The other anti-certification speakers were more reserved in their criticism and careful not to condemn the entire department. Jean Teneza, a former Tucson resident now living in Rio Rico, spoke out in support of Thomas Schenek, a TPD officer whom she said was unjustly fired for shooting an unarmed man. Teneza urged the board to deny certification for mishandling its investigation of the shooting investigation. A security guard, Michael Schenek, the brother of the fired officer, complained that TPD officers never jailed suspects but rather routinely "cited and field released" violent repeat offenders he and his co-workers detained, allowing them to return day after day.

Nor did the board members seem particularly cheered by the parade of citizens who stood up to testify strongly in favor of certification for TPD. One TPD fan, who effusively praised the department for dutifully dismissing ne'er-do-wells from his UA-area rental properties, went so far as to sign off with a heartfelt "God bless America" before taking his seat. Others cheered TPD for community outreach in the form of crime prevention or backing up an adjacent jurisdiction's law enforcement agency.

Despite his belief that TPD will pass muster, Miranda said the official visit was hardly a backslapping party. "They got off the plane at 4 or 5 p.m. and they were riding the streets that evening. They never cracked a smile. They were really trying to separate themselves from me, letting me know they were serious."

To hear Miranda tell it, the main benefit of having these outsiders turn TPD inside out is to make it easier for him to accomplish some of the things he says he set out to do when he took the chief's job. "When I took over in '98," Miranda said, "one of the things I wanted to do was look at our agency from top to bottom. And looking at accreditation was going to force it to do that. Bring (TPD) up to national standards."

It's not very sexy stuff, but Miranda says the self-examination--in the form of the annual section-by-section internal audits required to maintain CALEA certification--will improve the agency by forcing it to codify its procedures.

Certification could also, he allows, help in the annual funding struggles with the City Council since certification requires adequate facilities. Once you have certification, Fox agreed, there is a strong incentive to pass the recertification process every three years.

In particular, Miranda says, getting and maintaining certification will probably involve another upgrade of TPD's communications system and expansion of what he says is TPD's overflowing evidence storage facility. He said preliminary word is that those items will be significant issues in TPD's case for certification.
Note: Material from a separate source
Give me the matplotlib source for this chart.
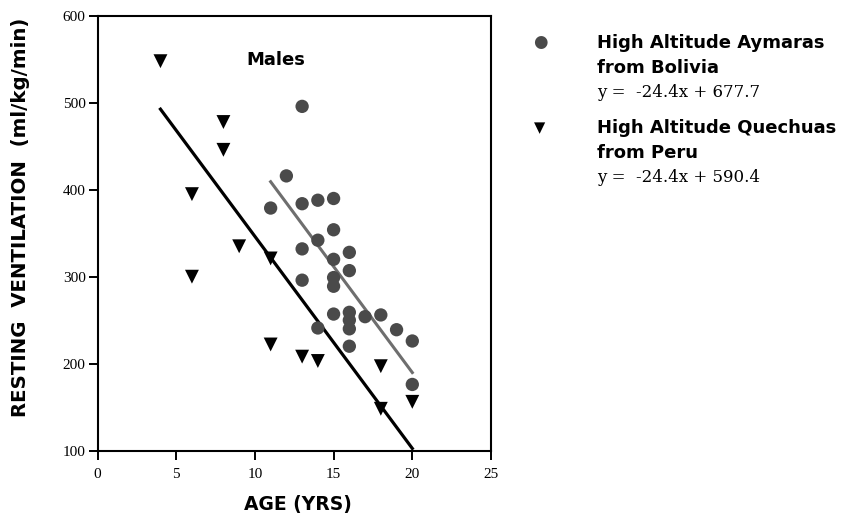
import numpy as np
import matplotlib.pyplot as plt

# High Altitude Aymaras from Bolivia (circles)
aym_age = [13, 12, 11, 13, 14, 15, 15, 14, 13, 16, 15, 16, 15, 13, 15,
           15, 16, 17, 18, 16, 16, 14, 19, 20, 16, 20]
aym_vent = [496, 416, 379, 384, 388, 390, 354, 342, 332, 328, 320, 307, 299, 296, 289,
            257, 259, 254, 256, 250, 240, 241, 239, 226, 220, 176]

# High Altitude Quechuas from Peru (triangles)
que_age = [4, 8, 8, 6, 6, 9, 11, 11, 13, 14, 18, 18, 20]
que_vent = [548, 478, 446, 395, 300, 335, 321, 222, 208, 203, 197, 148, 156]

# regression lines  y = a*x + b
aym_fit = (-24.4, 677.7)
que_fit = (-24.4, 590.4)
aym_range = [11, 20]
que_range = [4, 20]

xticks = [0, 5, 10, 15, 20, 25]
yticks = [100, 200, 300, 400, 500, 600]

serif = 'Liberation Serif'
bold = 'DejaVu Sans'
circ_col = '#4a4a4a'
line_col = '#6e6e6e'

W, H = 846, 514
fig = plt.figure(figsize=(W / 100, H / 100), dpi=100)
ax = fig.add_axes([97.5 / W, 1 - 450.5 / H, 393.5 / W, 434.5 / H])

ax.scatter(aym_age, aym_vent, s=92, marker='o', color=circ_col, edgecolors='none', zorder=3)
ax.scatter(que_age, que_vent, s=100, marker='v', color='black', edgecolors='none', zorder=3)

xa = np.array(aym_range)
ax.plot(xa, aym_fit[0] * xa + aym_fit[1], color=line_col, lw=2.2, zorder=2)
xq = np.array(que_range)
ax.plot(xq, que_fit[0] * xq + que_fit[1], color='black', lw=2.3, zorder=2)

ax.set_xlim(0, 25)
ax.set_ylim(100, 600)
ax.set_xticks(xticks)
ax.set_yticks(yticks)
ax.tick_params(direction='out', length=6.5, width=1.4, labelsize=11)
ax.tick_params(axis='x', pad=6)
ax.tick_params(axis='y', pad=2)
for lab in ax.get_xticklabels() + ax.get_yticklabels():
    lab.set_fontfamily(serif)
for s in ax.spines.values():
    s.set_linewidth(1.5)

ax.set_xlabel('AGE (YRS)', fontfamily=bold, fontweight='bold', fontsize=13.5)
ax.xaxis.set_label_coords((297.5 - 97.5) / 393.5, -(495 - 450.5) / 434.5)
ax.set_ylabel('RESTING  VENTILATION  (ml/kg/min)', fontfamily=bold, fontweight='bold',
              fontsize=14.2, va='center')
ax.yaxis.set_label_coords((20.5 - 97.5) / 393.5, (450.5 - 217) / 434.5)
ax.text(11.3, 549, 'Males', fontfamily=bold, fontweight='bold', fontsize=13, ha='center', va='center')

# legend drawn by hand in figure coords
tx = 597 / W
fig.text(540 / W, 1 - 42 / H, '\u25cf', color=circ_col, fontsize=12, ha='center', va='center',
         fontfamily='DejaVu Sans')
fig.text(tx, 1 - 48 / H, 'High Altitude Aymaras', fontfamily=bold, fontweight='bold',
         fontsize=13, va='baseline')
fig.text(tx, 1 - 73 / H, 'from Bolivia', fontfamily=bold, fontweight='bold',
         fontsize=13, va='baseline')
fig.text(tx, 1 - 97 / H, 'y =  %.1fx + %.1f' % aym_fit, fontfamily='DejaVu Serif',
         fontsize=12, va='baseline')

fig.text(540 / W, 1 - 128 / H, '\u25bc', color='black', fontsize=10.5, ha='center', va='center',
         fontfamily='DejaVu Sans')
fig.text(tx, 1 - 133 / H, 'High Altitude Quechuas', fontfamily=bold, fontweight='bold',
         fontsize=13, va='baseline')
fig.text(tx, 1 - 158 / H, 'from Peru', fontfamily=bold, fontweight='bold',
         fontsize=13, va='baseline')
fig.text(tx, 1 - 182 / H, 'y =  %.1fx + %.1f' % que_fit, fontfamily='DejaVu Serif',
         fontsize=12, va='baseline')

fig.savefig('out.png', dpi=100)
CALEA's public Web site, however, spells out some other benefits, including "stronger defense against lawsuits and citizen complaints" and lower insurance rates.
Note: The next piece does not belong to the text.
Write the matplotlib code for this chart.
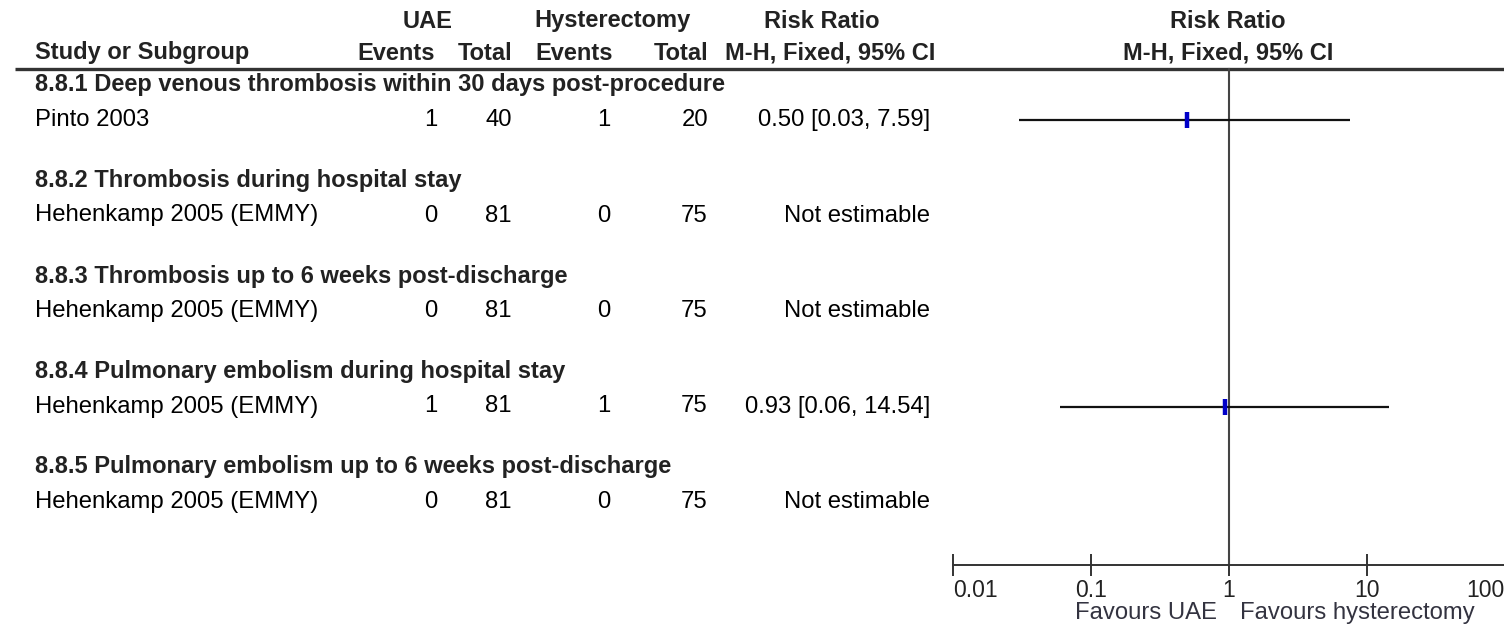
import matplotlib
matplotlib.use("Agg")
import matplotlib.pyplot as plt
from matplotlib.ticker import NullLocator

# ---------------- data ----------------
subgroups = [
    "8.8.1 Deep venous thrombosis within 30 days post-procedure",
    "8.8.2 Thrombosis during hospital stay",
    "8.8.3 Thrombosis up to 6 weeks post-discharge",
    "8.8.4 Pulmonary embolism during hospital stay",
    "8.8.5 Pulmonary embolism up to 6 weeks post-discharge",
]
studies = ["Pinto 2003", "Hehenkamp 2005 (EMMY)", "Hehenkamp 2005 (EMMY)",
           "Hehenkamp 2005 (EMMY)", "Hehenkamp 2005 (EMMY)"]
uae_events = [1, 0, 0, 1, 0]
uae_total = [40, 81, 81, 81, 81]
hyst_events = [1, 0, 0, 1, 0]
hyst_total = [20, 75, 75, 75, 75]
rr = [0.50, None, None, 0.93, None]
rr_low = [0.03, None, None, 0.06, None]
rr_high = [7.59, None, None, 14.54, None]
ticks = [0.01, 0.1, 1, 10, 100]
tick_labels = ["0.01", "0.1", "1", "10", "100"]

# ---------------- layout ----------------
W, H = 1504, 627
fig = plt.figure(figsize=(W / 100, H / 100), dpi=100)
tax = fig.add_axes([0, 0, 1, 1])
tax.set_xlim(0, W)
tax.set_ylim(H, 0)
tax.axis("off")

FAM = ["Liberation Sans", "DejaVu Sans"]
hs = 17      # bold header size (pt)
ds = 17.2    # data size (pt)
hc = "#222222"
dc = "#000000"

def ht(x, y, s, ha="left"):
    tax.text(x, y, s, ha=ha, va="center", fontsize=hs, fontweight="bold",
             family=FAM, color=hc)

def dt(x, y, s, ha="left"):
    tax.text(x, y, s, ha=ha, va="center", fontsize=ds, family=FAM, color=dc)

y1, y2, yline = 21, 53, 69
ht(428, y1, "UAE", "center")
ht(612, y1, "Hysterectomy", "center")
ht(822, y1, "Risk Ratio", "center")
ht(1228, y1, "Risk Ratio", "center")
ht(35, y2, "Study or Subgroup")
ht(435, y2, "Events", "right")
ht(512, y2, "Total", "right")
ht(535, y2, "Events", "left")
ht(708, y2, "Total", "right")
ht(830, y2, "M-H, Fixed, 95% CI", "center")
ht(1228, y2, "M-H, Fixed, 95% CI", "center")
tax.plot([15, W], [yline, yline], color="#333333", lw=2.4, solid_capstyle="butt")

hdr_y0, grp_step, row_step = 85, 95.5, 35
axis_y = 565

fax = fig.add_axes([953 / W, 0, 552 / W, 1])
fax.set_xscale("log")
fax.set_xlim(0.01, 100)
fax.set_ylim(H, 0)
fax.patch.set_alpha(0)
for s in ["top", "right", "left"]:
    fax.spines[s].set_visible(False)
fax.spines["bottom"].set_position(("data", axis_y))
fax.spines["bottom"].set_color("#333333")
fax.spines["bottom"].set_linewidth(1.4)
fax.set_yticks([])
fax.set_xticks(ticks)
fax.set_xticklabels(tick_labels, fontsize=16.5, family=FAM, color="#222222")
fax.xaxis.set_minor_locator(NullLocator())
fax.tick_params(axis="x", direction="inout", length=16, width=1.4, pad=2,
                color="#333333")
labs = fax.get_xticklabels()
labs[0].set_horizontalalignment("left")
labs[-1].set_horizontalalignment("right")
fax.plot([1, 1], [yline, axis_y], color="#444444", lw=1.5)

for i in range(len(subgroups)):
    yh = hdr_y0 + i * grp_step
    yd = yh + row_step
    ht(35, yh, subgroups[i])
    dt(35, yd, studies[i])
    dt(437, yd, str(uae_events[i]), "right")
    dt(512, yd, str(uae_total[i]), "right")
    dt(610, yd, str(hyst_events[i]), "right")
    dt(708, yd, str(hyst_total[i]), "right")
    if rr[i] is None:
        dt(930, yd, "Not estimable", "right")
    else:
        dt(930, yd, f"{rr[i]:.2f} [{rr_low[i]:.2f}, {rr_high[i]:.2f}]", "right")
        fax.plot([rr_low[i], rr_high[i]], [yd, yd], color="#111111", lw=1.6,
                 solid_capstyle="butt")
        fax.plot([rr[i], rr[i]], [yd - 8, yd + 8], color="#0000c8", lw=3.2,
                 solid_capstyle="butt")

tax.text(1217, 613, "Favours UAE", ha="right", va="center", fontsize=ds,
         family=FAM, color="#333340")
tax.text(1240, 613, "Favours hysterectomy", ha="left", va="center", fontsize=ds,
         family=FAM, color="#333340")

fig.savefig("out.png", dpi=100)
Fox, however, insists that accreditation has tangible social benefits for the community, as well as the cops, especially in terms of the touchy-feely community relations stuff some police agencies find hard to pull off.

CALEA, said Fox, makes sure the cops "walk the talk."
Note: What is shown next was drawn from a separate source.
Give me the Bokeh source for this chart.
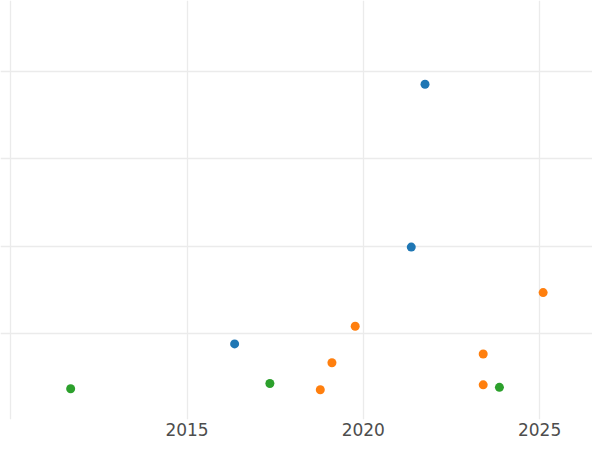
from bokeh.plotting import figure
from bokeh.models import FixedTicker, Range1d
from bokeh.embed import file_html
from bokeh.resources import INLINE

# Data
blue_year = [2021.75, 2021.36, 2016.35]
blue_val = [3.858, 1.988, 0.876]

orange_year = [2025.10, 2019.77, 2023.40, 2019.11, 2023.40, 2018.78]
orange_val = [1.465, 1.079, 0.760, 0.659, 0.406, 0.350]

green_year = [2011.70, 2017.35, 2023.86]
green_val = [0.361, 0.422, 0.377]

x_label_ticks = [2015, 2020, 2025]
x_grid_ticks = [2010, 2015, 2020, 2025]
y_grid_ticks = [1, 2, 3, 4]

p = figure(width=592, height=442, output_backend="svg", toolbar_location=None,
           x_range=Range1d(2009.71, 2026.50), y_range=Range1d(0.008, 4.819),
           min_border_left=0, min_border_right=0, min_border_top=0,
           min_border_bottom=23)

p.outline_line_color = None
p.background_fill_color = "white"
p.border_fill_color = "white"

p.yaxis.visible = False

p.xaxis.ticker = FixedTicker(ticks=x_label_ticks)
p.xaxis.axis_line_color = None
p.xaxis.major_tick_line_color = None
p.xaxis.minor_tick_line_color = None
p.xaxis.major_tick_out = 0
p.xaxis.major_tick_in = 0
p.xaxis.major_label_standoff = 3
p.xaxis.major_label_text_font = "DejaVu Sans"
p.xaxis.major_label_text_font_size = "17px"
p.xaxis.major_label_text_color = "#4d4d4d"

p.xgrid.ticker = FixedTicker(ticks=x_grid_ticks)
p.ygrid.ticker = FixedTicker(ticks=y_grid_ticks)
p.xgrid.grid_line_color = "#ebebeb"
p.ygrid.grid_line_color = "#ebebeb"
p.xgrid.grid_line_width = 1.3
p.ygrid.grid_line_width = 1.3

p.scatter(blue_year, blue_val, size=9, color="#1f77b4", line_color=None)
p.scatter(orange_year, orange_val, size=9, color="#ff7f0e", line_color=None)
p.scatter(green_year, green_val, size=9, color="#2ca02c", line_color=None)

open("out.html", "w").write(file_html(p, INLINE))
Accreditation by CALEA would put TPD in the company of a few large and many medium to small law enforcement agencies throughout the U.S. and Canada, somewhere between agencies as different as the 5,000-member Pennsylvania State Police and the 16-member Coal City, Ill. force. (Arizona agencies already accredited include Tempe, Scottsdale, Phoenix, Chandler, the three state university police departments, Pima Community College's Department of Public Safety and the Tucson International Airport Police, among others.)

Fox said many things count in the accreditation process, with a lot of emphasis put on community involvement (handling of complaints, outreach to minority members of the community) as well as technical areas such as training, communications, facilities and documentation. He said that would include the handling of specific incidents and cases.